Playoff Preview: Pess vs. Crawfish
1. Pessimistic Players (114-48)
8. Nebraska Crawfish (90-72)
Defectors old-guard members meet in the 2014 quarterfinals
Primer:
After a 6-game win streak in mid-August, Crawfish limped to a 5-10 finish, falling to 3rd place in the division (5 games back of Shape) but still easily secured the points wild card (edging next-closest Pelicans by 364.6 points). Their reward: the hottest thing the Defectors has seen since they last ventured outside some months back.
Pess went 30-2 in August, which we'll just go and assume is the best monthly record since ever. It was a month of streaking Frank the Tank would be proud of; an 18-gamer from July 30 to August 18 and, after catching their breath, a 14-gamer that ran from August 22 through the end of the season (Sep 2). Coupled with a Yahoo-stats-correction-aided overturned loss (5 IP ≠CGSHO? Who knew?), they were able to edge Otto for the #1 seed despite finishing the year 4th in points.
Keys to Victory:
As Victor Martinez goes, so go the Pessimistic Players. With 23 hits, 5 HR, 14 RBI and 121.2 points over the last 14 days, this SE Asian convenience store of mashing is the pillar of the Pess offense. He also, possibly as a tongue-in-cheek gesture, is only good enough to occupy the UTIL spot. Additionally fueling this offense is every last bit of smoke and mirrors Josh Harrison could buy up around the Greater Pittsburgh Area. On the pitching side, there's young Amish phenom Clayton Kershaw whose curveball and control are matched only by his barn-raising prowess. Tom Koehler and Jeff Samardzija (only took two attempts to spell correctly) have also been pitching well as of late.
There's no sugarcoating it: the Nebraska Crawfish will live and die with offense output. First in the league in Hits, XBH and Total Bases (and near the top in several other offensive categories), they will need a lot of balls clearing a lot of fences (insert your own joke, but no low-hanging fruit please) to make it to the Semifinals. As long as filming for Dude, Where's My Scooter? doesn't preclude Hunter Pence (101.5 points over last 14 days) from continuing to excel at every phase of the game, albeit in a clunky and arthritic old man fashion, the offense's beacon will remain intact. Ian Kinsler has re-acquired the Eye of the Jew intensity as of late and provides an excellent complementary piece for the offense. David Ortiz light Kenny Vargas has been hot lately but may just as soon remember he is a Twin and stop producing.
What Could Possibly Go Wrong?:
For Crawfish, anything that has to do with a pitcher with a caret next to their opponent.

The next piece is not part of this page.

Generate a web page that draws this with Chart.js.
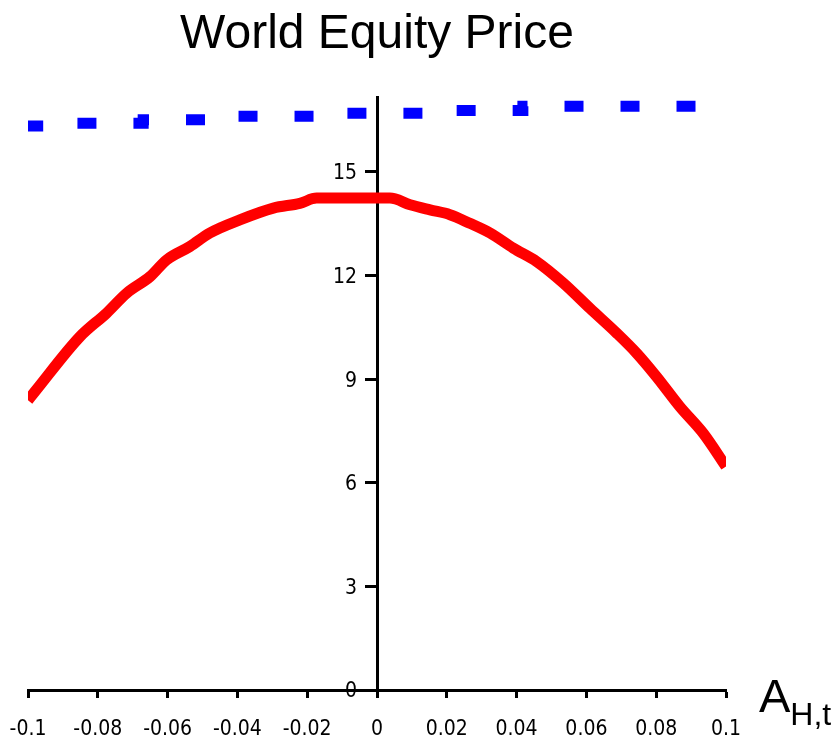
<!DOCTYPE html>
<html>
<head>
<meta charset="utf-8">
<title>World Equity Price</title>
<script src="https://cdn.jsdelivr.net/npm/chart.js@4.4.1/dist/chart.umd.min.js"></script>
<style>
  html, body { margin: 0; padding: 0; background: #fff; }
  canvas { display: block; }
</style>
</head>
<body>
<canvas id="chart" width="838" height="742"></canvas>
<script>
"use strict";

// chart values
const titleText = "World Equity Price";
const xTicks = [-0.1, -0.08, -0.06, -0.04, -0.02, 0, 0.02, 0.04, 0.06, 0.08, 0.1];
const yTicks = [0, 3, 6, 9, 12, 15];

const redX = [-0.1, -0.098, -0.0851, -0.0775, -0.0717, -0.065, -0.0603, -0.0536,
              -0.0479, -0.0393, -0.0297, -0.0221, -0.0173, 0, 0.0037, 0.0095,
              0.0152, 0.0209, 0.0266, 0.0324, 0.0391, 0.0458, 0.0534, 0.061,
              0.0687, 0.0744, 0.0801, 0.0868, 0.0935, 0.1];
const redY = [8.39, 8.64, 10.23, 10.91, 11.49, 11.97, 12.45, 12.84,
              13.23, 13.61, 13.95, 14.09, 14.24, 14.24, 14.24, 14.05,
              13.90, 13.76, 13.51, 13.23, 12.79, 12.40, 11.78, 11.05,
              10.33, 9.75, 9.07, 8.20, 7.43, 6.47];

const blueX = [-0.1, -0.0946, -0.067, -0.0421, -0.0135, 0.018, 0.0418, 0.0668, 0.1];
const blueY = [16.22, 16.33, 16.41, 16.51, 16.61, 16.70, 16.78, 16.90, 16.90];

const tickFamily = "'DejaVu Sans Condensed', 'Liberation Sans Narrow', sans-serif";
const tickFont = { family: tickFamily, size: 21, lineHeight: 2.19 };

function toPoints(xs, ys) {
  return xs.map((x, i) => ({ x: x, y: ys[i] }));
}

function fmt(v) {
  return String(Number(v.toFixed(2)));
}

// y labels sit left of the tick marks on the axis drawn at x = 0,
// and the x axis name "A" with subscript "H,t" goes right of the axis
const axisTextPlugin = {
  id: 'axisText',
  afterDraw(chart) {
    const ctx = chart.ctx;
    const area = chart.chartArea;
    const xScale = chart.scales.x;
    const yScale = chart.scales.y;
    const axisX = xScale.getPixelForValue(0);
    ctx.save();
    ctx.fillStyle = '#000';

    ctx.font = "21px " + tickFamily;
    ctx.textAlign = 'right';
    ctx.textBaseline = 'middle';
    for (const tick of yScale.ticks) {
      ctx.fillText(fmt(tick.value), axisX - 20, yScale.getPixelForValue(tick.value) + 2);
    }

    ctx.textAlign = 'left';
    ctx.textBaseline = 'alphabetic';
    ctx.font = "47px 'Liberation Sans', Arial, sans-serif";
    const x0 = area.right + 33;
    ctx.fillText("A", x0, area.bottom + 22);
    const w = ctx.measureText("A").width;
    ctx.font = "32px 'Liberation Sans', Arial, sans-serif";
    ctx.fillText("H,t", x0 + w, area.bottom + 35);
    ctx.restore();
  }
};

const config = {
  type: 'line',
  data: {
    datasets: [
      {
        label: 'red',
        data: toPoints(redX, redY),
        borderColor: '#ff0000',
        borderWidth: 11,
        pointRadius: 0,
        cubicInterpolationMode: 'monotone',
        fill: false
      },
      {
        label: 'blue',
        data: toPoints(blueX, blueY),
        borderColor: '#0000ff',
        borderWidth: 11,
        borderDash: [19, 37],
        borderCapStyle: 'butt',
        stepped: 'after',
        pointRadius: 0,
        fill: false
      }
    ]
  },
  options: {
    responsive: false,
    animation: false,
    layout: { padding: { left: 28, right: 112, top: 0, bottom: -20 } },
    plugins: {
      legend: { display: false },
      tooltip: { enabled: false },
      title: {
        display: true,
        text: titleText,
        fullSize: false,
        color: '#000',
        font: { family: "'Liberation Sans', Arial, sans-serif", size: 48, weight: 'normal' },
        padding: { top: 6, bottom: 34 }
      }
    },
    scales: {
      x: {
        type: 'linear',
        position: 'bottom',
        min: -0.1,
        max: 0.1,
        afterBuildTicks: axis => { axis.ticks = xTicks.map(v => ({ value: v })); },
        border: { display: true, color: '#000', width: 3 },
        grid: { drawOnChartArea: false, drawTicks: true, tickLength: 8, tickWidth: 3, tickColor: '#000' },
        ticks: { color: '#000', font: tickFont, padding: 9, maxRotation: 0, callback: v => fmt(v) }
      },
      y: {
        type: 'linear',
        position: { x: 0 },
        min: 0,
        max: 17.15,
        afterBuildTicks: axis => { axis.ticks = yTicks.map(v => ({ value: v })); },
        border: { display: true, color: '#000', width: 3 },
        grid: { drawOnChartArea: false, drawTicks: true, tickLength: 11, tickWidth: 3, tickColor: '#000' },
        ticks: { display: false }
      }
    }
  },
  plugins: [axisTextPlugin]
};

const chart = new Chart(document.getElementById('chart').getContext('2d'), config);
</script>
</body>
</html>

Hiroki Kuroda is enjoying a rare strong finish to a season and Jarrod Cosart is finding a groove down in Miami's acid hallucination of an empty stadium. Other than that, pumpkins as far as the eye can see. Scrolling to the bottom of that roster is like quantum leaping to Halloween night. Wily vets who are capable of churning out clunkers like Garrity Motors, an injured Sean Doolittle and suicide closers from Milwaukee and the South Side. And with 3 extra position players, you run the risk of picking the wrong door on any given night.
The #1 seed runs the risk of the offense going cold around V-Mart, Sergio Romo not receiving any save chances in SF's new closer-by-committee setup (his only real chance at cashing in that category) and young pitchers either getting squeezed by September numbers games (see: Anderson, Chase and Nuno, Vidal in Arizona's new maybe-sort of 6-man rotation) and innings limits (perhaps Anderson again, also Kyle Hendricks).
Shakedown Street: Pess will score 625+ points and win the series by over 80 points.